А инвалид продолжал вещать.

— Земляне должны жить как муравьи, рационально, и только для блага общества, а не в своих, личных целей. Семья должна умереть отныне и навсегда. Мужчины и женщины должны спариваться друг с другом только для получения удовольствия и продолжения человеческого рода. Никаких семей, никаких общих детей. Ребенок — это не личная собственно производителей, а общее достояние человечества. Воспитывая своего ребенка, мать и отец боятся его потерять, они невольно стараются создать для него более комфортные условия. Мы же должны создать армию беспрекословно повинующихся приказам командования солдат. Скорее биороботов, чем самостоятельно мыслящих индивидуумов. Рожать детей, убивать хинков, строить новые линкоры и завоевывать пространство и время — вот наша общая цель на долгие и долгие тысячилетия.

Старик вещал еще долго, почти час. Наконец он выдохся, и народ начал расходится. Тогда серб подошел и представился: — Полковник Зорич. Невольный командующий всего этого скопища людей.

Вайт обрадовался, протянул полковнику руку.

— А, так это вы сейчас рулите этим муравейником.
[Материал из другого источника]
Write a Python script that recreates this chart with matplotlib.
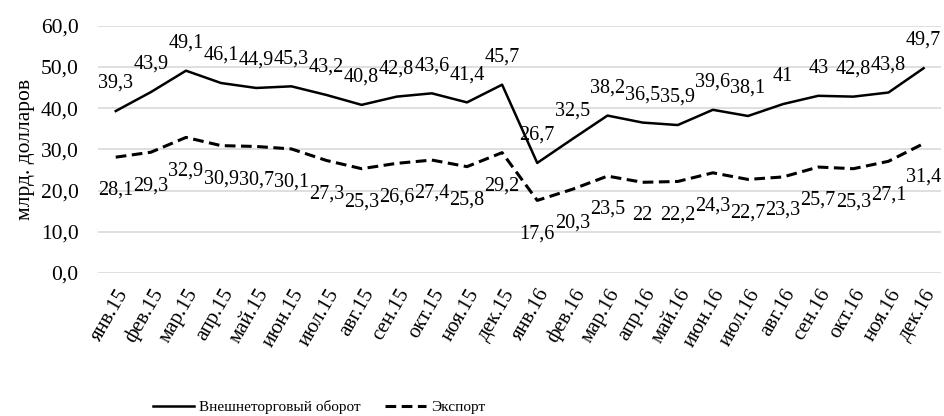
import matplotlib
matplotlib.use('Agg')
import matplotlib.pyplot as plt

plt.rcParams['font.family'] = ['Liberation Serif', 'DejaVu Serif']

# Данные
months = ['янв.15', 'фев.15', 'мар.15', 'апр.15', 'май.15', 'июн.15', 'июл.15', 'авг.15',
          'сен.15', 'окт.15', 'ноя.15', 'дек.15', 'янв.16', 'фев.16', 'мар.16', 'апр.16',
          'май.16', 'июн.16', 'июл.16', 'авг.16', 'сен.16', 'окт.16', 'ноя.16', 'дек.16']
turnover = [39.3, 43.9, 49.1, 46.1, 44.9, 45.3, 43.2, 40.8, 42.8, 43.6, 41.4, 45.7,
            26.7, 32.5, 38.2, 36.5, 35.9, 39.6, 38.1, 41, 43, 42.8, 43.8, 49.7]
export = [28.1, 29.3, 32.9, 30.9, 30.7, 30.1, 27.3, 25.3, 26.6, 27.4, 25.8, 29.2,
          17.6, 20.3, 23.5, 22, 22.2, 24.3, 22.7, 23.3, 25.7, 25.3, 27.1, 31.4]


def fmt(v):
    return f"{v:g}".replace('.', ',')


fig = plt.figure(figsize=(9.44, 4.16), dpi=100)
ax = fig.add_axes([0.104, 0.344, 0.893, 0.594])

x = list(range(len(months)))
ax.plot(x, turnover, '-', color='black', lw=1.8, label='Внешнеторговый оборот')
ax.plot(x, export, '--', color='black', lw=2.2, dashes=(3.5, 1.8), label='Экспорт')

for i in x:
    ax.annotate(fmt(turnover[i]), (i, turnover[i]), xytext=(0, 20), textcoords='offset points',
                ha='center', va='center', fontsize=14.5)
    ax.annotate(fmt(export[i]), (i, export[i]), xytext=(0, -24), textcoords='offset points',
                ha='center', va='center', fontsize=14.5)

ax.set_xlim(-0.5, len(months) - 0.5)
ax.set_ylim(0, 60)
ax.set_yticks(range(0, 61, 10))
ax.set_yticklabels([f"{t},0" for t in range(0, 61, 10)], fontsize=15.5)
ax.set_xticks(x)
ax.set_xticklabels(months, rotation=60, ha='right', rotation_mode='anchor', fontsize=15)
ax.tick_params(axis='y', length=0, pad=14)
ax.tick_params(axis='x', length=0, pad=9)
ax.grid(axis='y', color='#d9d9d9', lw=1.2)
ax.set_axisbelow(True)
for s in ax.spines.values():
    s.set_visible(False)
ax.set_ylabel('млрд. долларов', fontsize=15.5, labelpad=4)

fig.legend(loc='center', bbox_to_anchor=(0.338, 0.022), ncol=2, frameon=False,
           fontsize=11, handlelength=2.7, columnspacing=1.6, handletextpad=0.3)

fig.savefig('out.png', dpi=100)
Наконец-то я до вас добрался. Нам надо поговорить, хорошо и долго.

Зорич не спрашивал, про что с ним собирается говорить этот немощный старик.

— Я согласен. Может, вы переселитесь поближе к рубке? У меня очень мало времени, и хотелось бы не искать вас в этом людском ужасе для того, чтобы поговорить на отвлеченные от службы темы.

Вайт покосился назад.

— Как, Марта, ты согласна с этим?

Марта, невзрачная женщина лет сорока, стоявшая у изголовья инвалидной коляски, состроила недовольную мордочку.

— Я уже привыкла к этому отсеку. Тут очень много немцев, даже из нашего Франкфурта, есть с кем поговорить.

— Ладно, Марта, надо чем-то жертвовать. Марта моя дочь, старая дева, — пояснил философ. — В свое время я не выдал ее замуж за одного бестолкового, рыжего балбеса, и она мне теперь мстит за это уже двадцать лет.

— Хватит, папа, ты говоришь это всем своим новым знакомым.

— Потому, что это правда! А, правда незыблема, и она фундамент всех людских отношений.

— Так вы придете? — Уточнил Зорич.

— Да. Сейчас, только возьмем кое-какие милые моему сердцу вещицы, и мы с Мартой прикатим.